• Set task
Transcribe the listing in full, excluding any pictures.

• Data extract
====

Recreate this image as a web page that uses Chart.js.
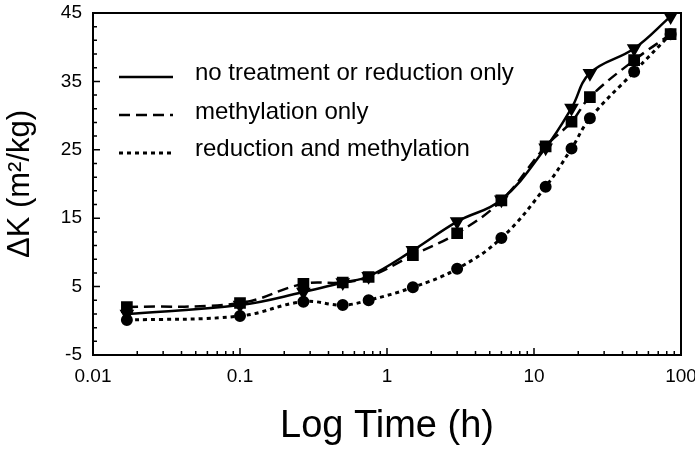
<!DOCTYPE html>
<html><head><meta charset="utf-8">
<script src="https://cdn.jsdelivr.net/npm/chart.js@4"></script>
<style>html,body{margin:0;padding:0;background:#fff}#wrap{width:695px;height:451px}</style>
</head><body><div id="wrap"><canvas id="c" width="695" height="451"></canvas></div>
<script>
const timeHours = [0.017, 0.1, 0.27, 0.5, 0.75, 1.5, 3, 6, 12, 18, 24, 48, 85];
const noTreatment = [1.0, 2.3, 4.2, 5.6, 6.5, 10.3, 14.5, 17.7, 25.3, 31.1, 36.2, 39.8, 44.5];
const methylationOnly = [2.0, 2.6, 5.4, 5.6, 6.4, 9.6, 12.8, 17.6, 25.5, 29.1, 32.7, 38.1, 41.9];
const reductionMethylation = [0.1, 0.7, 2.8, 2.3, 3.0, 4.9, 7.6, 12.1, 19.6, 25.2, 29.6, 36.4, 41.9];
const seriesNames = ['no treatment or reduction only', 'methylation only', 'reduction and methylation'];
const xTickValues = [0.01, 0.1, 1, 10, 100];
const xTickLabels = ['0.01', '0.1', '1', '10', '100'];
const xMinorValues = [0.02,0.03,0.04,0.05,0.06,0.07,0.08,0.09,0.2,0.3,0.4,0.5,0.6,0.7,0.8,0.9,2,3,4,5,6,7,8,9,20,30,40,50,60,70,80,90];
const yTickValues = [-5, 5, 15, 25, 35, 45];
const yTickLabels = ['-5', '5', '15', '25', '35', '45'];
const yMinorValues = [-3,-1,1,3,7,9,11,13,17,19,21,23,27,29,31,33,37,39,41,43];

const FONT = "'Liberation Sans', Arial, sans-serif";
const pts = (ys) => timeHours.map((x, i) => ({x: x, y: ys[i]}));

const axesPlugin = {
  id: 'axesPlugin',
  beforeDatasetsDraw(chart) {
    const {ctx, chartArea: a, scales: {x, y}} = chart;
    ctx.save();
    ctx.strokeStyle = '#000';
    ctx.lineWidth = 2;
    ctx.strokeRect(a.left, a.top, a.right - a.left, a.bottom - a.top);
    ctx.lineWidth = 1.5;
    ctx.beginPath();
    xTickValues.forEach(v => { const px = x.getPixelForValue(v); ctx.moveTo(px, a.bottom); ctx.lineTo(px, a.bottom - 7); });
    xMinorValues.forEach(v => { const px = x.getPixelForValue(v); ctx.moveTo(px, a.bottom); ctx.lineTo(px, a.bottom - 4); });
    yTickValues.forEach(v => { const py = y.getPixelForValue(v); ctx.moveTo(a.left, py); ctx.lineTo(a.left + 7, py); });
    yMinorValues.forEach(v => { const py = y.getPixelForValue(v); ctx.moveTo(a.left, py); ctx.lineTo(a.left + 4, py); });
    ctx.stroke();
    ctx.restore();
  },
  afterDraw(chart) {
    const {ctx} = chart;
    ctx.save();
    const lineRows = [77, 115, 153];
    const textRows = [80, 119, 156];
    chart.data.datasets.forEach((ds, i) => {
      ctx.strokeStyle = '#000';
      ctx.lineWidth = ds.borderWidth;
      ctx.setLineDash(ds.borderDash || []);
      ctx.beginPath();
      ctx.moveTo(119, lineRows[i]);
      ctx.lineTo(173, lineRows[i]);
      ctx.stroke();
      ctx.setLineDash([]);
      ctx.fillStyle = '#000';
      ctx.font = '24px ' + FONT;
      ctx.textBaseline = 'alphabetic';
      ctx.textAlign = 'left';
      ctx.fillText(ds.label, 195, textRows[i]);
    });
    ctx.restore();
  }
};

new Chart(document.getElementById('c'), {
  type: 'line',
  data: {
    datasets: [
      {label: seriesNames[0], data: pts(noTreatment), borderColor: '#000', backgroundColor: '#000', borderWidth: 2.5,
       pointStyle: 'triangle', rotation: 180, pointRadius: 6, tension: 0.4, clip: false},
      {label: seriesNames[1], data: pts(methylationOnly), borderColor: '#000', backgroundColor: '#000', borderWidth: 2.5,
       borderDash: [11, 6], pointStyle: 'rect', pointRadius: 6.5, tension: 0.4, clip: false},
      {label: seriesNames[2], data: pts(reductionMethylation), borderColor: '#000', backgroundColor: '#000', borderWidth: 3,
       borderDash: [4, 4], pointStyle: 'circle', pointRadius: 4.5, tension: 0.4, clip: false}
    ]
  },
  options: {
    responsive: false, animation: false, devicePixelRatio: 1,
    layout: {padding: {top: 13, right: 14, left: 0, bottom: 0}},
    plugins: {legend: {display: false}, tooltip: {enabled: false}},
    scales: {
      x: {
        type: 'logarithmic', position: 'bottom', min: 0.01, max: 100,
        afterBuildTicks: s => { s.ticks = xTickValues.map(v => ({value: v, major: true})); },
        afterFit: s => { s.height = 96; s.paddingLeft = 0; s.paddingRight = 0; },
        ticks: {autoSkip: false, maxRotation: 0, padding: 10, color: '#000', font: {family: FONT, size: 19},
                callback: (v, i) => xTickLabels[i]},
        grid: {display: false, drawTicks: false},
        border: {display: false},
        title: {display: true, text: 'Log Time (h)', color: '#000', font: {family: FONT, size: 38}, padding: {top: 0, bottom: 2}}
      },
      y: {
        type: 'linear', min: -5, max: 45,
        afterBuildTicks: s => { s.ticks = yTickValues.map(v => ({value: v})); },
        afterFit: s => { s.width = 93; s.paddingTop = 0; s.paddingBottom = 0; },
        ticks: {padding: 11, color: '#000', font: {family: FONT, size: 19}, callback: (v, i) => yTickLabels[i]},
        grid: {display: false, drawTicks: false},
        border: {display: false},
        title: {display: true, text: 'ΔK (m²/kg)', color: '#000', font: {family: FONT, size: 31}, padding: {top: 2, bottom: 0}}
      }
    }
  },
  plugins: [axesPlugin]
});
</script></body></html>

====

• The output
Recreate this image as a web page that uses Chart.js.
<!DOCTYPE html>
<html><head><meta charset="utf-8">
<script src="https://cdn.jsdelivr.net/npm/chart.js@4"></script>
<style>html,body{margin:0;padding:0;background:#fff}#wrap{width:695px;height:451px}</style>
</head><body><div id="wrap"><canvas id="c" width="695" height="451"></canvas></div>
<script>
const timeHours = [0.017, 0.1, 0.27, 0.5, 0.75, 1.5, 3, 6, 12, 18, 24, 48, 85];
const noTreatment = [1.0, 2.3, 4.2, 5.6, 6.5, 10.3, 14.5, 17.7, 25.3, 31.1, 36.2, 39.8, 44.5];
const methylationOnly = [2.0, 2.6, 5.4, 5.6, 6.4, 9.6, 12.8, 17.6, 25.5, 29.1, 32.7, 38.1, 41.9];
const reductionMethylation = [0.1, 0.7, 2.8, 2.3, 3.0, 4.9, 7.6, 12.1, 19.6, 25.2, 29.6, 36.4, 41.9];
const seriesNames = ['no treatment or reduction only', 'methylation only', 'reduction and methylation'];
const xTickValues = [0.01, 0.1, 1, 10, 100];
const xTickLabels = ['0.01', '0.1', '1', '10', '100'];
const xMinorValues = [0.02,0.03,0.04,0.05,0.06,0.07,0.08,0.09,0.2,0.3,0.4,0.5,0.6,0.7,0.8,0.9,2,3,4,5,6,7,8,9,20,30,40,50,60,70,80,90];
const yTickValues = [-5, 5, 15, 25, 35, 45];
const yTickLabels = ['-5', '5', '15', '25', '35', '45'];
const yMinorValues = [-3,-1,1,3,7,9,11,13,17,19,21,23,27,29,31,33,37,39,41,43];

const FONT = "'Liberation Sans', Arial, sans-serif";
const pts = (ys) => timeHours.map((x, i) => ({x: x, y: ys[i]}));

const axesPlugin = {
  id: 'axesPlugin',
  beforeDatasetsDraw(chart) {
    const {ctx, chartArea: a, scales: {x, y}} = chart;
    ctx.save();
    ctx.strokeStyle = '#000';
    ctx.lineWidth = 2;
    ctx.strokeRect(a.left, a.top, a.right - a.left, a.bottom - a.top);
    ctx.lineWidth = 1.5;
    ctx.beginPath();
    xTickValues.forEach(v => { const px = x.getPixelForValue(v); ctx.moveTo(px, a.bottom); ctx.lineTo(px, a.bottom - 7); });
    xMinorValues.forEach(v => { const px = x.getPixelForValue(v); ctx.moveTo(px, a.bottom); ctx.lineTo(px, a.bottom - 4); });
    yTickValues.forEach(v => { const py = y.getPixelForValue(v); ctx.moveTo(a.left, py); ctx.lineTo(a.left + 7, py); });
    yMinorValues.forEach(v => { const py = y.getPixelForValue(v); ctx.moveTo(a.left, py); ctx.lineTo(a.left + 4, py); });
    ctx.stroke();
    ctx.restore();
  },
  afterDraw(chart) {
    const {ctx} = chart;
    ctx.save();
    const lineRows = [77, 115, 153];
    const textRows = [80, 119, 156];
    chart.data.datasets.forEach((ds, i) => {
      ctx.strokeStyle = '#000';
      ctx.lineWidth = ds.borderWidth;
      ctx.setLineDash(ds.borderDash || []);
      ctx.beginPath();
      ctx.moveTo(119, lineRows[i]);
      ctx.lineTo(173, lineRows[i]);
      ctx.stroke();
      ctx.setLineDash([]);
      ctx.fillStyle = '#000';
      ctx.font = '24px ' + FONT;
      ctx.textBaseline = 'alphabetic';
      ctx.textAlign = 'left';
      ctx.fillText(ds.label, 195, textRows[i]);
    });
    ctx.restore();
  }
};

new Chart(document.getElementById('c'), {
  type: 'line',
  data: {
    datasets: [
      {label: seriesNames[0], data: pts(noTreatment), borderColor: '#000', backgroundColor: '#000', borderWidth: 2.5,
       pointStyle: 'triangle', rotation: 180, pointRadius: 6, tension: 0.4, clip: false},
      {label: seriesNames[1], data: pts(methylationOnly), borderColor: '#000', backgroundColor: '#000', borderWidth: 2.5,
       borderDash: [11, 6], pointStyle: 'rect', pointRadius: 6.5, tension: 0.4, clip: false},
      {label: seriesNames[2], data: pts(reductionMethylation), borderColor: '#000', backgroundColor: '#000', borderWidth: 3,
       borderDash: [4, 4], pointStyle: 'circle', pointRadius: 4.5, tension: 0.4, clip: false}
    ]
  },
  options: {
    responsive: false, animation: false, devicePixelRatio: 1,
    layout: {padding: {top: 13, right: 14, left: 0, bottom: 0}},
    plugins: {legend: {display: false}, tooltip: {enabled: false}},
    scales: {
      x: {
        type: 'logarithmic', position: 'bottom', min: 0.01, max: 100,
        afterBuildTicks: s => { s.ticks = xTickValues.map(v => ({value: v, major: true})); },
        afterFit: s => { s.height = 96; s.paddingLeft = 0; s.paddingRight = 0; },
        ticks: {autoSkip: false, maxRotation: 0, padding: 10, color: '#000', font: {family: FONT, size: 19},
                callback: (v, i) => xTickLabels[i]},
        grid: {display: false, drawTicks: false},
        border: {display: false},
        title: {display: true, text: 'Log Time (h)', color: '#000', font: {family: FONT, size: 38}, padding: {top: 0, bottom: 2}}
      },
      y: {
        type: 'linear', min: -5, max: 45,
        afterBuildTicks: s => { s.ticks = yTickValues.map(v => ({value: v})); },
        afterFit: s => { s.width = 93; s.paddingTop = 0; s.paddingBottom = 0; },
        ticks: {padding: 11, color: '#000', font: {family: FONT, size: 19}, callback: (v, i) => yTickLabels[i]},
        grid: {display: false, drawTicks: false},
        border: {display: false},
        title: {display: true, text: 'ΔK (m²/kg)', color: '#000', font: {family: FONT, size: 31}, padding: {top: 2, bottom: 0}}
      }
    }
  },
  plugins: [axesPlugin]
});
</script></body></html>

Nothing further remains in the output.